Face à ce monument musical, on trouve un autre jalon de la modernité : Territoires de l’oubli de Tristan Murail. Cette partition d’un peu moins d'une demi-heure est un complément naturel à Debussy tant le travail sur le matériau sonore rapproche les deux créateurs. Avec Murail, le piano se fait harpe éolienne et présente des couleurs irisées et extatiques, pas si éloignées de Messiaen qui fut le professeur de Murail. L’oreille se plaît à voyager dans un monde sonore inouï par la richesse des timbres et son pouvoir évocateur, comme si elle était plongée dans une immense toile de Rothko.
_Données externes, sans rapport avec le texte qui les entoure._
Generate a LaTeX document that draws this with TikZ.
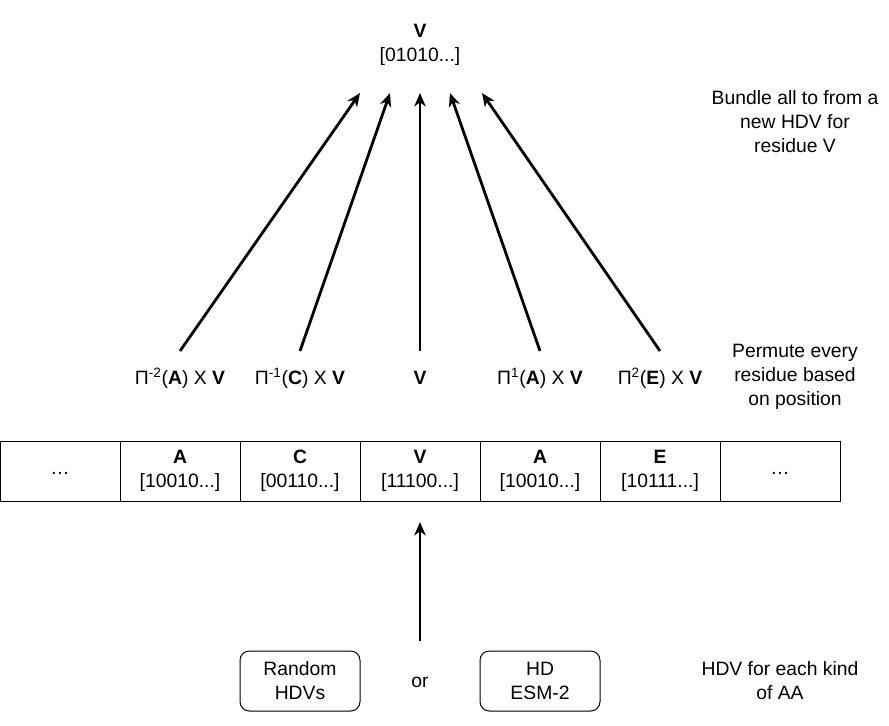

Cette partition est un défi lisztien par la nécessité de construire une interprétation exigeante sur une telle durée. Composée, il y a près de 45 ans, cette partition est un immense chef d'œuvre. On se réjouit de l’entendre à nouveau au disque. 

Entre les Préludes et Territoires de l’oubli, Martine Vialatte propose le bref Cloches d’adieu et un sourire. Composée en 1992, cette partition est un hommage à Olivier Messiaen. Le ton des oiseaux est triste et leur chant se perd dans l’écriture pianiste, dans un festival de couleurs contrastées à la fois éclatantes mais sombres. 

Cet album, très bien enregistré, est un superbe parcours musical et sans nul doute un disque auquel on reviendra régulièrement. Un enregistrement passionnant qui sort des sentiers battus.